From Dusk til Dawn is one of the best examples that springs to mind - especially as the first part is standard Tarantino wise-cracking gangster fare.

Another which surprised me was The Terminal with Tom Hanks. I expected some semi-serious Kafkaesque nightmare and found Hanks playing an international Mr Bean, for as long as I could tolerate it.

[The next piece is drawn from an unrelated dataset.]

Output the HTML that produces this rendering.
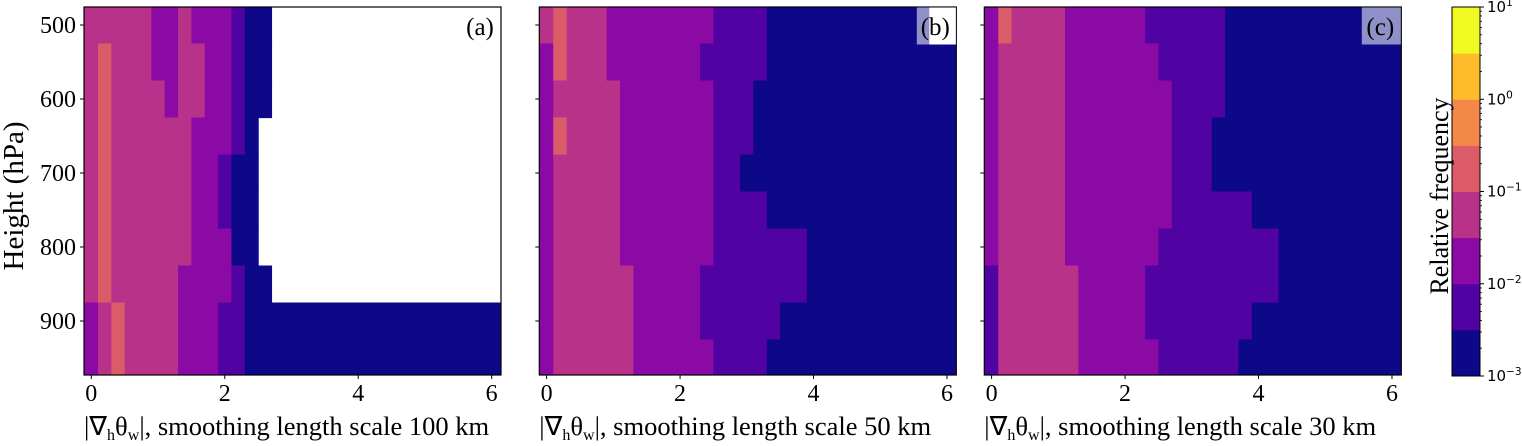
<!DOCTYPE html>
<html><head><meta charset="utf-8"><style>
html,body{margin:0;padding:0;background:#fff;}
svg{display:block;}
</style></head><body>
<svg id="fig" width="1522" height="446" viewBox="0 0 1522 446" xmlns="http://www.w3.org/2000/svg" font-family="'Liberation Serif', 'Times New Roman', serif"></svg>
<script>
// Data: frequency class per cell (0..7 => half-decade bins from 1e-3 to 1e1), '-' = no data
const pressureCenters=[500,550,600,650,700,750,800,850,900,950];
const gradCenters=[0,0.2,0.4,0.6,0.8,1.0,1.2,1.4,1.6,1.8,2.0,2.2,2.4,2.6,2.8,3.0,3.2,3.4,3.6,3.8,4.0,4.2,4.4,4.6,4.8,5.0,5.2,5.4,5.6,5.8,6.0];
const panelA=[
"33333223222100-----------------",
"34333223322100-----------------",
"34333323322100-----------------",
"3433333322210------------------",
"3433333322100------------------",
"3433333322100------------------",
"3433333322200------------------",
"34333332222100-----------------",
"2343333222110000000000000000000",
"2343333222110000000000000000000"];
const panelB=[
"3433322222222111100000000000000",
"2433322222221111100000000000000",
"2333332222222111000000000000000",
"2433332222222111000000000000000",
"2333332222222110000000000000000",
"2333332222222111100000000000000",
"2333332222222111111100000000000",
"2333333222221111111100000000000",
"2333333222221111110000000000000",
"2333333222222111100000000000000"];
const panelC=[
"2433332222221111110000000000000",
"2333332222222111110000000000000",
"2333332222222211110000000000000",
"2333332222222211100000000000000",
"2333332222222211100000000000000",
"2333332222222211111100000000000",
"2333332222222111111111000000000",
"1333333222221111111111000000000",
"1333333222221111111100000000000",
"1333333222222111111000000000000"];
const xTicks=[0,2,4,6];
const yTicks=[500,600,700,800,900];
const cbTickExp=[1,0,-1,-2,-3];
const panelLetters=["(a)","(b)","(c)"];
const scales=["100","50","30"];

const colors=["#0d0887","#5002a2","#8b0aa5","#b83289","#db5c68","#f48849","#febc2a","#f0f921"];
const SERIF="'Liberation Serif', 'Times New Roman', serif";
const NS="http://www.w3.org/2000/svg";
const svg=document.getElementById('fig');
function mk(tag,attrs,parent){const e=document.createElementNS(NS,tag);for(const k in attrs)e.setAttribute(k,attrs[k]);(parent||svg).appendChild(e);return e;}
function colorFor(v){const k=Math.floor((Math.log10(v)+3)*2);return colors[Math.max(0,Math.min(7,k))];}

const lefts=[84,539.3,984.3];
const W=417, axTop=7, axBot=375, pxPerUnit=66.73, zeroOff=7.3;
function yScale(p){return 25+(p-500)*0.74;}
const datas=[panelA,panelB,panelC];

datas.forEach((data,pi)=>{
  const L=lefts[pi], R=L+W;
  const xScale=v=>L+zeroOff+v*pxPerUnit;
  const g=mk('g',{});
  
  
  const cp=mk('clipPath',{id:'clip'+pi},g);
  mk('rect',{x:L,y:axTop,width:W,height:axBot-axTop},cp);
  const cells=mk('g',{'clip-path':'url(#clip'+pi+')'},g);
  data.forEach((row,ri)=>{
    const p=pressureCenters[ri];
    const y0=yScale(p-25), y1=yScale(p+25);
    for(let ci=0;ci<gradCenters.length;ci++){
      const ch=row[ci];
      if(ch==='-')continue;
      const val=Math.pow(10,-3+0.5*(+ch)+0.25);
      const c=gradCenters[ci];
      let x0=xScale(c-0.1), x1=xScale(c+0.1);
      if(ci===0)x0=L-2;
      if(ci===gradCenters.length-1)x1=R+2;
      const r=mk('rect',{x:x0,y:y0,width:x1-x0+0.6,height:y1-y0+0.6,fill:colorFor(val)},cells);
      
      
    }
  });
  const fr=mk('rect',{x:L,y:axTop,width:W,height:axBot-axTop,fill:'none',stroke:'#000','stroke-width':1.2},g);
  
  
  xTicks.forEach(t=>{
    const x=xScale(t);
    mk('line',{x1:x,y1:axBot,x2:x,y2:axBot+4,stroke:'#000','stroke-width':1},g);
    const tx=mk('text',{x:x,y:401,'font-size':24,'text-anchor':'middle','font-family':SERIF},g);
    tx.textContent=t;
    
    
  });
  yTicks.forEach(t=>{
    const y=yScale(t);
    mk('line',{x1:L-4,y1:y,x2:L,y2:y,stroke:'#000','stroke-width':1},g);
    if(pi===0){
      const ty=mk('text',{x:76,y:y+8,'font-size':24,'text-anchor':'end','font-family':SERIF},g);
      ty.textContent=t;
      
      
    }
  });
  const xl=mk('text',{x:L,y:435,'font-size':26.5,'font-family':SERIF},g);
  
  
  xl.innerHTML='|∇<tspan font-size="16" dy="5">h</tspan><tspan dy="-5">θ</tspan><tspan font-size="16" dy="5">w</tspan><tspan dy="-5">|, smoothing length scale '+scales[pi]+' km</tspan>';
  if(pi>0){
    mk('rect',{x:R-39.5,y:axTop+0.5,width:39,height:37,fill:'#9090c8'},g);
    if(pi===1) mk('rect',{x:R-27,y:axTop+0.5,width:26.5,height:37,fill:'#fff'},g);
  }
  const pl=mk('text',{x:R-21,y:35,'font-size':25,'text-anchor':'middle','font-family':SERIF},g);
  pl.textContent=panelLetters[pi];
  
  
});

const yt=mk('text',{x:0,y:0,'font-size':29,'text-anchor':'middle','font-family':SERIF,transform:'translate(23,196) rotate(-90)'});
yt.textContent='Height (hPa)';



const cb=mk('g',{});


const cbL=1452, cbR=1480, cbT=7, cbB=376;
const cbY=e=>cbB-(e+3)*(cbB-cbT)/4;
for(let k=0;k<8;k++){
  const y0=cbY(-3+0.5*(k+1)), y1=cbY(-3+0.5*k);
  const r=mk('rect',{x:cbL,y:y0,width:cbR-cbL,height:y1-y0+0.5,fill:colors[k]},cb);
  
  
}
mk('rect',{x:cbL,y:cbT,width:cbR-cbL,height:cbB-cbT,fill:'none',stroke:'#000','stroke-width':1},cb);
cbTickExp.forEach(e=>{
  const y=cbY(e);
  mk('line',{x1:cbR,y1:y,x2:cbR+4,y2:y,stroke:'#000','stroke-width':1},cb);
  const t=mk('text',{x:cbR+7,y:y+5,'font-size':15,'font-family':"'DejaVu Sans', sans-serif"},cb);
  t.innerHTML='10<tspan font-size="10.5" dy="-6">'+(e<0?'−'+(-e):e)+'</tspan>';
  
  
});
for(let e=-3;e<1;e++){for(let m=2;m<10;m++){
  const y=cbY(e+Math.log10(m));
  mk('line',{x1:cbR,y1:y,x2:cbR+2,y2:y,stroke:'#000','stroke-width':0.8},cb);
}}
const cl=mk('text',{x:0,y:0,'font-size':26,'text-anchor':'middle','font-family':SERIF,transform:'translate(1448,196) rotate(-90)'},cb);
cl.textContent='Relative frequency';


</script>
</body></html>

I had a small instance of that a few days ago. There is a 2015 Korean movie called The Beauty Inside where a guy has a rare condition where he wakes up every day with a completely different body, is forced to live an emotionally isolated life because of it, but then falls in love with a girl–but his rare medical condition makes establishing a relationship with her a difficult prospect. Then a 2018 American movie called Every Day came out where a guy has a rare condition where he wakes up every day with a completely different body, is forced to live an emotionally isolated life because of it, but then falls in love with a girl–but his rare medical condition makes establishing a relationship with her a difficult prospect. I assumed that the American movie was a fairly direct clone, but I pretty much stumbled into watching it recently and rather than having his own body change every day, he is some sort of mental parasite without a body that jumps into and possesses a different body every day.

This is more a case of relying on form rather than a trailer or a title. After a decade plus of loving everything those wacky, eccentric and charming Coen brothers had ever done, when Mrs Trep was out for the evening I treated myself to a trip to the cinema to see The Man Who Wasn’t There. Holy shit, that’s a tough watch.